Article I Section 8 of the Constitution explicitly gives Congress the power to declare War. Officially, this power has only been used by Congress for five conflicts. It has been nearly 70 years since the last time Congress has declared war. (June 5, 1942: War declared on Bulgaria, Hungary, and Romania). This period marks the longest duration in the history of the United States where war has not been declared.
However, this period has been anything but peaceful. Since War was last declared in the United States, military forces have engaged in numerous armed conflicts, durations of which range from a few months to more than a decade. The War in Afghanistan is currently in its twelfth year, making it longer than any War declared by Congress. With this conflict ongoing, the addition of military intervention in Libya in 2011, and calls by some congressional leaders for air strikes in Syria, the question must be asked – Is it still required for Congress to declare War anymore?
It would seem the simple answer is no, a declaration of War is no longer necessary, and the history of American involvement in armed conflicts since WWII shows this. However, the question of the constitutionality of these involvements is not that simple. While Congress is given the direct power to declare War, the President, under Article II Section 2 is given the power of Commander in Chief. Theoretically, this would require the President to ask Congress for a Declaration of War before he would be able to command troops into an armed war-like conflict. Practically, this has not been the case, and the President has been able to send troops into armed conflicts without a declaration of War. After the Korean and Vietnam wars, Congress grew concerned over prolonged armed conflicts without their approval, and a destruction of their power to declare War in Article I. The result was the War Powers Resolution in 1973, which passed over a Presidential veto.
The stated goal of the War Powers Resolution (WPR) is to “ensure that the collective judgment of both the Congress and the President will apply to” sending American troops into hostile environments. It sets out that the President is only authorized to sent troops into such hostilities if: Congress has declared War, passed a statute to specifically authorize the action, or through national emergency created by an attack on the United States or its armed forces. The law further requires that the President consult with Congress throughout the operation by requiring written notice to Congress within 48 hours of moving troops into hostilities, and provide periodic and semiannual reports on the conflict submitted to Congress. The WPR also requires that such military operations are not indefinite by placing a sixty-day cap, after which further Congressional approval is required or the troops must be removed.
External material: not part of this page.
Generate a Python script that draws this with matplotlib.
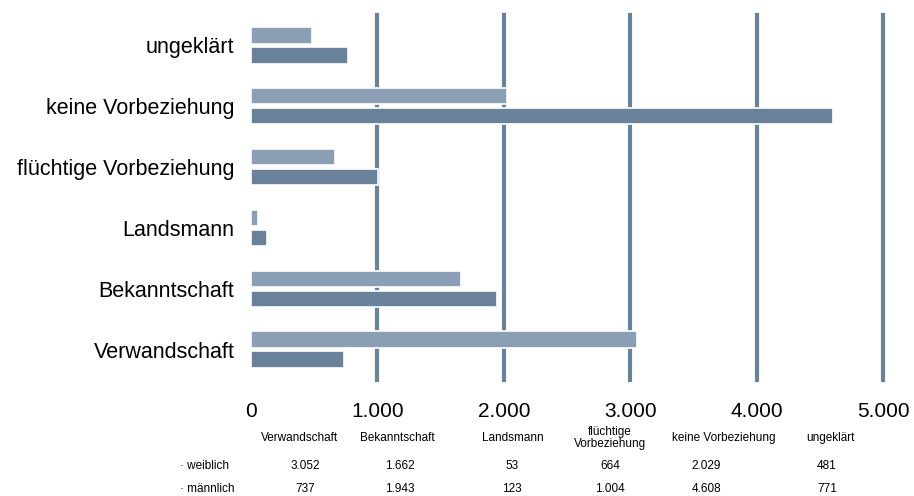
import numpy as np
import matplotlib.pyplot as plt

plt.rcParams['font.family'] = ['Liberation Sans', 'DejaVu Sans']

categories = ['Verwandschaft', 'Bekanntschaft', 'Landsmann',
              'flüchtige Vorbeziehung', 'keine Vorbeziehung', 'ungeklärt']
table_headers = ['Verwandschaft', 'Bekanntschaft', 'Landsmann',
                 'flüchtige\nVorbeziehung', 'keine Vorbeziehung', 'ungeklärt']
weiblich = [3052, 1662, 53, 664, 2029, 481]
maennlich = [737, 1943, 123, 1004, 4608, 771]
xticks = [0, 1000, 2000, 3000, 4000, 5000]
xtick_labels = ['0', '1.000', '2.000', '3.000', '4.000', '5.000']

col_light = '#8a9fb3'
col_dark = '#6a8299'

fig = plt.figure(figsize=(9.14, 4.96), dpi=100)
ax = fig.add_axes([251 / 914, 1 - 380 / 496, 632 / 914, 365 / 496])

y = np.arange(len(categories))
ax.barh(y + 0.164, weiblich, height=0.27, color=col_light,
        edgecolor='white', linewidth=1.2, zorder=3)
ax.barh(y - 0.164, maennlich, height=0.27, color=col_dark,
        edgecolor='white', linewidth=1.2, zorder=3)

ax.set_xlim(0, 5000)
ax.set_ylim(-0.5, 5.5)
ax.set_yticks(y)
ax.set_yticklabels(categories, fontsize=15.5)
ax.set_xticks(xticks)
ax.set_xticklabels(xtick_labels, fontsize=15)
ax.tick_params(length=0)
ax.tick_params(axis='y', pad=12)
ax.tick_params(axis='x', pad=16)
for s in ax.spines.values():
    s.set_visible(False)
for xv in xticks[1:]:
    ax.axvline(xv, color=col_dark, linewidth=3, zorder=1, clip_on=False)

# Datentabelle unter dem Diagramm
head_x = [300, 397, 513, 610, 724, 830]
val_x = [305, 400, 512, 610, 706, 827]
for i, head in enumerate(table_headers):
    fig.text(head_x[i] / 914, 1 - 438 / 496, head, ha='center', va='center',
             fontsize=8.5, linespacing=1.05)
    fig.text(val_x[i] / 914, 1 - 466 / 496, f'{weiblich[i]:,}'.replace(',', '.'),
             ha='center', va='center', fontsize=8.5)
    fig.text(val_x[i] / 914, 1 - 489 / 496, f'{maennlich[i]:,}'.replace(',', '.'),
             ha='center', va='center', fontsize=8.5)
fig.text(180 / 914, 1 - 466 / 496, '· weiblich', ha='left', va='center', fontsize=8.5)
fig.text(180 / 914, 1 - 489 / 496, '· männlich', ha='left', va='center', fontsize=8.5)

fig.savefig('out.png', dpi=100)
In actuality, the constraints under the WPR do little to draw back Presidential power or to increase consultation with the legislative body before or during a conflict. First, in looking at the current administration, President Obama has faced criticism for the US involvement in Libya through Operation Odyssey Dawn. First, he faced a bipartisan backlash from members of both houses for failing to gain Congressional approval. The administration responded by saying that because it was limited in scope, duration, and task, it fell under Presidential powers and the President himself could authorize the action. Second, President Obama faced criticism for keeping US troops past the sixty-day limit imposed by the WPR. The administration responded by claiming that it did not need to abide by the sixty-day limit because command was ceded to the United Nations.
Other administrations also faced backlash for not abiding by the requirements of the WPR. The George W. Bush administration perhaps took the most brazen view of the War Powers in American history, arguing that no “statute can place any limits on the President’s determinations,” and under the Constitution, these types of decisions are left to the President alone to make.
Asides from political backlash, administrations have faced lawsuits from Congressmen and soldiers challenging the constitutionality of its military action under both the Constitution and the WPR. However, in these cases, courts have cited a lack of standing, ripeness, or a political question to directly avoid having to answer these questions. See Kucinch v. Obama, No. 11–1096 (RBW), 2011 WL 5005303 (D.D.C.) (dismissing a suit against the Obama administration by Congressmen over US involvement in Libya for lack of standing); Doe v. Bush, 323 F.3d 133 (1st Cir. 2003) (dismissing a Constitutional challenge of the Invasion of Iraq based on ripeness because the challenge was brought prior to US troops being sent into Iraq); Campbell v. Clinton, 203 F.3d 19 (D.C. Cir. 2000) (dismissing a suit against the Clinton administration by a member of Congress over US involvement in Yugoslavia for lack of standing); and Sanchez-Espinoza v. Reagan, 568 F. Supp 596 (D.D.C. 1983) (finding a suit against the Reagan for its actions in Nicaragua was a political question).
Courts are often too hesitant to decide cases involving a conflict between the two political branches. See Goldwater v Carter, 444 U.S. 996 (1979). Without intervention by the third branch, the question of “does Congress or the President have the power to initiate War?” will not be solved. Until that happens, the President will generally be free to commit American troops into hostilities without the advanced express approval of Congress. With a refusal to decide prior cases on this issue and no pending cases before the Court, this question is not likely to be answered in the foreseeable future.